Using Machine Learning to Discover Diagnostic Sequence Motifs
Duration of the Project: February 1997 - March 1999
Performance was measured using a new cost function, Relative Advantage (RA). The RA results show that searching for NPPs by using our best NPP predictor as a filter is more than 100 times more efficient than randomly selecting proteins for synthesis and testing them for biological activity.
RA may be used to measure performance of a recognition model for any domain where 1) the proportion of positives in the set of examples is very small; 2) there is no benchmark recognition method and 3) there is no guarantee that all positives can be identified as such. In such domains, the proportion of positive examples in the population is not known and a set of negatives cannot be identified with complete confidence.
A general method was developed for assessing the significance of the difference between RA values obtained in comparative trials. RA is estimated by summing the estimate of performance on each test-set instance. The method uses a) identically distributed random variables representing the outcome for each instance; b) a sample mean which approaches the population mean in the limit and c) a relatively small sample variance.

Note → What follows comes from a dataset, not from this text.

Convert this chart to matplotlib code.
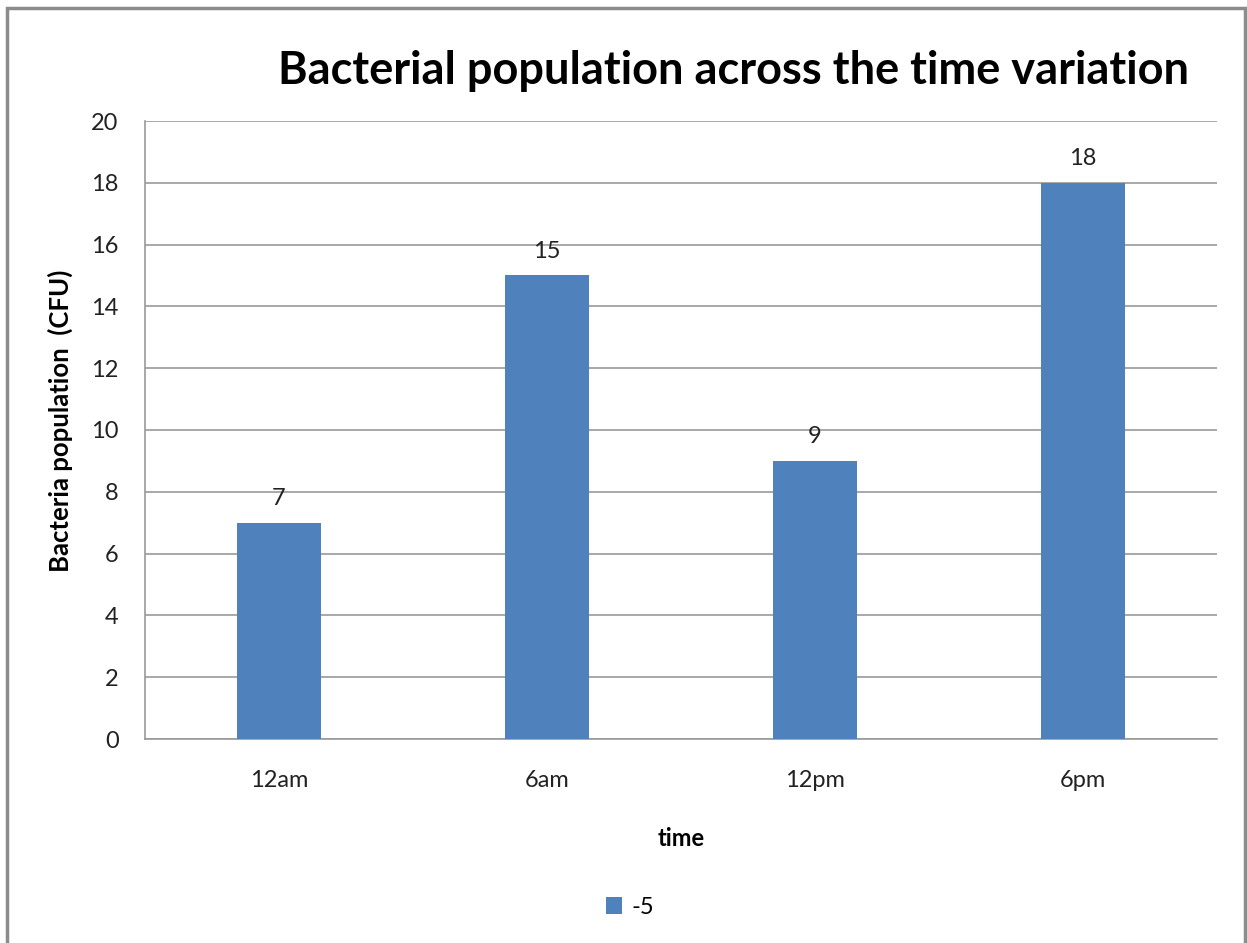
import matplotlib.pyplot as plt
from matplotlib.patches import Rectangle

# bacterial counts per sampling time
times = ["12am", "6am", "12pm", "6pm"]
counts = [7, 15, 9, 18]
series_name = "-5"

plt.rcParams['font.family'] = ['Lato', 'DejaVu Sans']

fig = plt.figure(figsize=(12.47, 9.43), dpi=100)
ax = fig.add_axes([145 / 1247, 1 - 739 / 943, 1072 / 1247, (739 - 121) / 943])

# outer chart frame
fig.patches.append(Rectangle((7 / 1247, -0.05), 1238 / 1247, 1 - 8 / 943 + 0.05,
                             transform=fig.transFigure, fill=False,
                             edgecolor='#8c8c8c', linewidth=2.5))

xs = range(len(times))
bars = ax.bar(xs, counts, width=0.31, color='#4F81BD', label=series_name, zorder=3)
for b, v in zip(bars, counts):
    ax.text(b.get_x() + b.get_width() / 2, v + 0.45, str(v), ha='center', va='bottom',
            fontsize=17, color='#222222')

ax.set_xlim(-0.5, len(times) - 0.5)
ax.set_ylim(0, 20)
ax.set_yticks(range(0, 21, 2))
ax.set_xticks(list(xs))
ax.set_xticklabels(times)
ax.tick_params(length=0, labelsize=17, colors='#222222')
ax.tick_params(axis='x', pad=22)
ax.tick_params(axis='y', pad=19)
ax.yaxis.grid(True, color='#9a9a9a', linewidth=1.2, zorder=0)
ax.set_axisbelow(True)
for s in ['left', 'bottom']:
    ax.spines[s].set_color('#9a9a9a')
    ax.spines[s].set_linewidth(1.2)
for s in ['top', 'right']:
    ax.spines[s].set_visible(False)

ax.set_xlabel("time", fontsize=17, fontweight='bold', labelpad=26)
ax.set_ylabel("Bacteria population  (CFU)", fontsize=18.5, fontweight='bold')
ax.yaxis.set_label_coords(-0.067, 0.515)

fig.text(733 / 1247, 1 - 71 / 943, "Bacterial population across the time variation",
         ha='center', va='center', fontsize=32.5, fontweight='bold')

fig.legend(loc='center', bbox_to_anchor=(630 / 1247, 1 - 907 / 943), frameon=False,
           fontsize=17, handlelength=0.7, handleheight=0.7, handletextpad=0.4)

fig.savefig("out.png", dpi=100)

The aim of this part of the project was to generate motifs that would be capable of accurately discriminating between protein sub-families automatically. (There are many examples where knowing which sub-family a new protein belongs to is the key factor in predicting its likely biological function.)
Progol was used to generate rules which classify the cyclase proteins in a data-set supplied by Smith-Kline Beecham as belonging to either the guanylyl cyclase or adenylyl cyclase sub-families with an estimated accuracy of 98.6% +/- 1.4%. Note that a rule which simply stated that every protein is guanylyl cyclase would only have accuracy of 42.0% on this data-set.